Homemade Coconut Ice Cream

I've been kind of obsessed with coconut lately, so this was a perfect one for me to try out my "new" ice cream maker (My mom got it for us 2 Christmas ago and still hadn't used it!) Sometimes homemade ice cream tastes like frozen whipped cream to me, but this one was great! A good texture and excellent flavor (if you like coconut, of course).


Coconut Ice Cream


by Bruce Weinstein


Ingredients:
1/2 cup shredded sweetened coconut
1 cup sugar
3 large eggs
1 teaspoon cornstarch
1/4 teaspoon salt
1 cup half-and-half (or I used evaporated milk because I had it on hand)
1 1/2 cups unsweetened coconut milk
1 cup heavy cream
2 teaspoons vanilla extract


Preheat the oven to 400 degrees F. Spread the coconut on a baking sheet lined with aluminum foil.
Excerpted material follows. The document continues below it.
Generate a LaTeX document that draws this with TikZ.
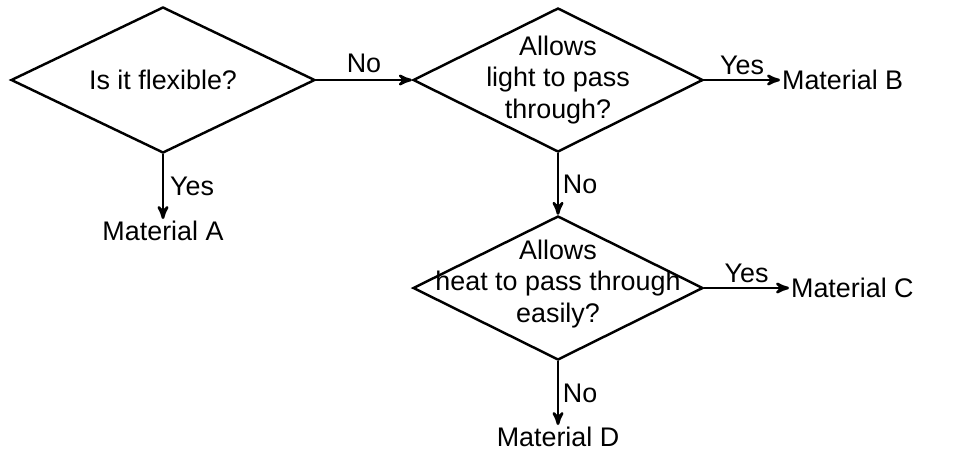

Place in the hot oven for 3 to 5 minutes, or until the coconut turns a light brown. Remove from the oven and allow to cool.

In a medium mixing bowl, beat the sugar into the eggs with a hand held mixer (or wire whisk) until thickened and pale yellow. Beat in the cornstarch and salt. Set aside.

Combine the half-and-half with the coconut milk in a heavy medium-sized saucepan. Bring to a boil over medium heat. Remove from the heat and slowly beat the hot liquid into the eggs and sugar. Briefly rinse your saucepan and rub dry with paper towel or cloth.

Pour the eggs, sugar, etc mixture back into the saucepan and place over low heat. Stir constantly with a whisk or wooden spoon until the custard thickens slightly. Be careful not to let the mixture boil or the eggs will scramble.

Remove from the heat and pour the hot custard through a strainer into a large, clean bowl. Allow the custard to cool slightly, about five minutes, then stir in the toasted coconut, heavy cream and vanilla. Cover and refrigerate until cold (about 5 hours) or overnight.

Stir the chilled custard, then freeze in 1 or 2 batches in your ice cream machine according to the manufacturer’s instructions. (The mixture should be about 1 quart) When finished, the ice cream will be soft but ready to eat. For firmer ice cream, transfer to a freezer-safe container and freeze for at least 3 hours. (We froze ours overnight and had perfect, scoopable ice cream the next day.)